Just as Marie-Antoinette is unjustly blamed for bankrupting France, Queen Henrietta Maria is unfairly accused of bankrupting England, even in an otherwise accurate article.  Both France in the 1780's and England in the 1640's were bankrupted by wars and by decades of mismanagement that had little to do with the spending habits of the queens. Each queen had a limited budget for their household, and although they sometimes had debts, they did not have open access to the royal treasury as some people imagine. From Aleteia:
Being the Catholic wife of an English monarch was officially impossible then (this prohibition was not revoked until 2015). The price she paid was never being crowned as Queen Henrietta Maria, as she would not endure a Protestant coronation service. Nor was she even called by her correct name very often. The English preferred to call her Mary, and it is through this Anglicization that one of America’s earliest colonies was created.

Mary Land, as it was then known, was founded by a charter from King Charles in 1632. His name had already been used so often that he decided to use his wife’s instead. The most prominent tribute to himself is what later became North and South Carolina (from the Latin for Charles). Charleston, West Virginia, honored a different Charles.

Henrietta Maria was at least allowed to keep part of her original name in the Latin version of Maryland: Terra Mariae. The Charter of Mary Land is a useful reminder of the territorial priorities of English monarchs: “Charles by the Grace of God, King of England, Scotland, France, and Ireland” tells us that the king was still claiming the French throne. The New World was a sideshow.

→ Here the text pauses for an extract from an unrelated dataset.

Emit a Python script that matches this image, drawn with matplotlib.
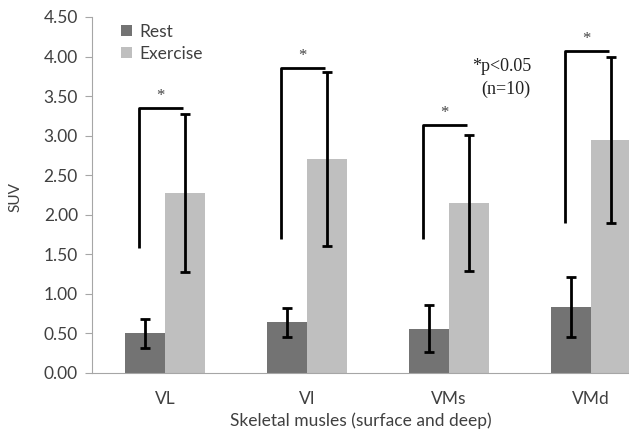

The land was given to Lord Baltimore, as well as the “fish, whales, sturgeons and all other royal fishes.” Immediately after the clause on fishing and mining rights comes the right to “build and found Churches, Chapells and Oratories.” It was this provision that gave most hope to the persecuted Catholics of 17th-century Great Britain and Ireland. Lord Baltimore was a well-known Catholic whose family’s services to two kings had given him room for religious maneuvering. His intentions for Mary Land were more than commercial. He had selected it as a refuge, and it couldn’t have had a better name. Not only did the new province pay indirect tribute to the Mother of God, who was disapproved of in Protestant England, it was also a reference to a very Catholic queen. (Read more.)
 I always find it hilarious the when the Stuart Kings and Queens of England claimed to be sovereigns of "England, Scotland, France, and Ireland" they had the temerity not only to claim France but mention it after Scotland. Too funny.